**REQUIRED WORK**
Set down the data below from its first line to the line holding "XAxis, YAxis, LabelList", inclusive; omit all pictures.
[begin COLLECTED MATERIAL]
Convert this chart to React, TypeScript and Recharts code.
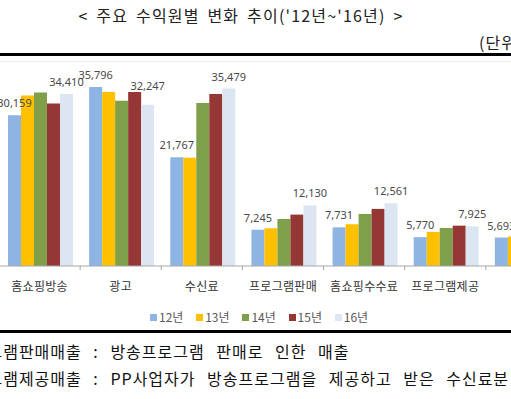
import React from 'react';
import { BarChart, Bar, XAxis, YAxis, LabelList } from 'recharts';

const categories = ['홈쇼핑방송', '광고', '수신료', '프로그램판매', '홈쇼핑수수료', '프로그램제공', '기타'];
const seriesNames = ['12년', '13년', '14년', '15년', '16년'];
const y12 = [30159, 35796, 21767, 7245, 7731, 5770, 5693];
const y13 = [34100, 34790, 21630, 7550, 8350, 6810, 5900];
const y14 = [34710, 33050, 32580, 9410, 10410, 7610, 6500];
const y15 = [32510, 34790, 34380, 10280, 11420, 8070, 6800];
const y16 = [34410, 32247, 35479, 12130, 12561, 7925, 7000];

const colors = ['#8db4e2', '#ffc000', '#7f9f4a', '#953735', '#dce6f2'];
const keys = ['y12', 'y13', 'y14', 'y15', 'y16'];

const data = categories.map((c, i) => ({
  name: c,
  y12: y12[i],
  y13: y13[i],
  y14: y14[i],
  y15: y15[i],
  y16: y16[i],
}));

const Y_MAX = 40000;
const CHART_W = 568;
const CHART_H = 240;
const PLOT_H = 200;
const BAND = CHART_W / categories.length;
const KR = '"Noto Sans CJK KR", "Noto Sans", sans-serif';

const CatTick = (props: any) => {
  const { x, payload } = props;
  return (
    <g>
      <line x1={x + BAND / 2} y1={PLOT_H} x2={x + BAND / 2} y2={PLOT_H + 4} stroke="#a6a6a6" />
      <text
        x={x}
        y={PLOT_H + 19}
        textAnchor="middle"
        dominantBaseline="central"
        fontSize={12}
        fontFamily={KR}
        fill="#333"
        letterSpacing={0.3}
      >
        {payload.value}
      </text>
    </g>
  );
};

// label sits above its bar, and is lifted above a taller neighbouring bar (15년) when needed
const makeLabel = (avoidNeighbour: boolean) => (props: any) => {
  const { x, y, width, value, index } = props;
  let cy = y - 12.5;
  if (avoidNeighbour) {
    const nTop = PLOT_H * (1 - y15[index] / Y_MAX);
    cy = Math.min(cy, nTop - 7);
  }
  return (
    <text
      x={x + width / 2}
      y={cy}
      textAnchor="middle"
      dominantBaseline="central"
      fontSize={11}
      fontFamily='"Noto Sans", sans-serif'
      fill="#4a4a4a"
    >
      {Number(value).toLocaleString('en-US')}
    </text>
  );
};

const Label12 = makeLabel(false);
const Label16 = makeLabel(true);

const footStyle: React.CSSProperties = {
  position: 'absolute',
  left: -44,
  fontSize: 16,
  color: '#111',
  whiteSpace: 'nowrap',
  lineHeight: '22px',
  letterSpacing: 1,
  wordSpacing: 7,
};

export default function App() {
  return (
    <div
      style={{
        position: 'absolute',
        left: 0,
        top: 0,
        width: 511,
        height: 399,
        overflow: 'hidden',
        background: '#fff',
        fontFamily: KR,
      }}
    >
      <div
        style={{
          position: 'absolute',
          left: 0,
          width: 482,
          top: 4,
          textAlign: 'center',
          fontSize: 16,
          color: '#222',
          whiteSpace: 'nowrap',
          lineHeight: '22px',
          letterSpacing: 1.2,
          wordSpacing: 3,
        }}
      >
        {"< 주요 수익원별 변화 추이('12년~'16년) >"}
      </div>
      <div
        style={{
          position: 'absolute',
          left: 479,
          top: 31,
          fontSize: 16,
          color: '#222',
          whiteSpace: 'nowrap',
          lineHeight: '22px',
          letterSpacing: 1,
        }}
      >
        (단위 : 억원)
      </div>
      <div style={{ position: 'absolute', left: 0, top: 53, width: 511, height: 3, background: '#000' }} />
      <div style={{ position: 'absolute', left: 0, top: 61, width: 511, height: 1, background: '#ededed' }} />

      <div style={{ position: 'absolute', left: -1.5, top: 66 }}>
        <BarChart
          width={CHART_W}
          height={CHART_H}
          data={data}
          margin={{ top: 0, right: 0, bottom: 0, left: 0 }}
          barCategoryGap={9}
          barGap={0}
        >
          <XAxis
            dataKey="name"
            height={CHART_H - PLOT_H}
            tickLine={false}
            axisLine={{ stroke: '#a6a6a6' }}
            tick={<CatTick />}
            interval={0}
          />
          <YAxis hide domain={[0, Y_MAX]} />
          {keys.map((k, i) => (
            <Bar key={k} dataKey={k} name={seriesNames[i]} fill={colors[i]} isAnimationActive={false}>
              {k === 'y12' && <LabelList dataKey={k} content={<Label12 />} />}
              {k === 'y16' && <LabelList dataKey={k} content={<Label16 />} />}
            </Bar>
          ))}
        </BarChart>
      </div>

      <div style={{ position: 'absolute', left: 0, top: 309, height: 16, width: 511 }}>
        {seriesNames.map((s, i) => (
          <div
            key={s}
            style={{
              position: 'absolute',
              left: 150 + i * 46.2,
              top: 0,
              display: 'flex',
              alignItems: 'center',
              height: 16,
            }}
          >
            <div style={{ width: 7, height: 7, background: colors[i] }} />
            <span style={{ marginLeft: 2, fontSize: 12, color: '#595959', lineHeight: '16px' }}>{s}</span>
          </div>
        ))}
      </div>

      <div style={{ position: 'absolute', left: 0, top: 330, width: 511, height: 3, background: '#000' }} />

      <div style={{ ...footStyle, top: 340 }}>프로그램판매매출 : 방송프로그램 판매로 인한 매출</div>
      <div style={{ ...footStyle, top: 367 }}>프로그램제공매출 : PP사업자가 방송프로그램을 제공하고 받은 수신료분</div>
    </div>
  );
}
[end COLLECTED MATERIAL]
**TASK OUTPUT**
Convert this chart to React, TypeScript and Recharts code.
import React from 'react';
import { BarChart, Bar, XAxis, YAxis, LabelList } from 'recharts';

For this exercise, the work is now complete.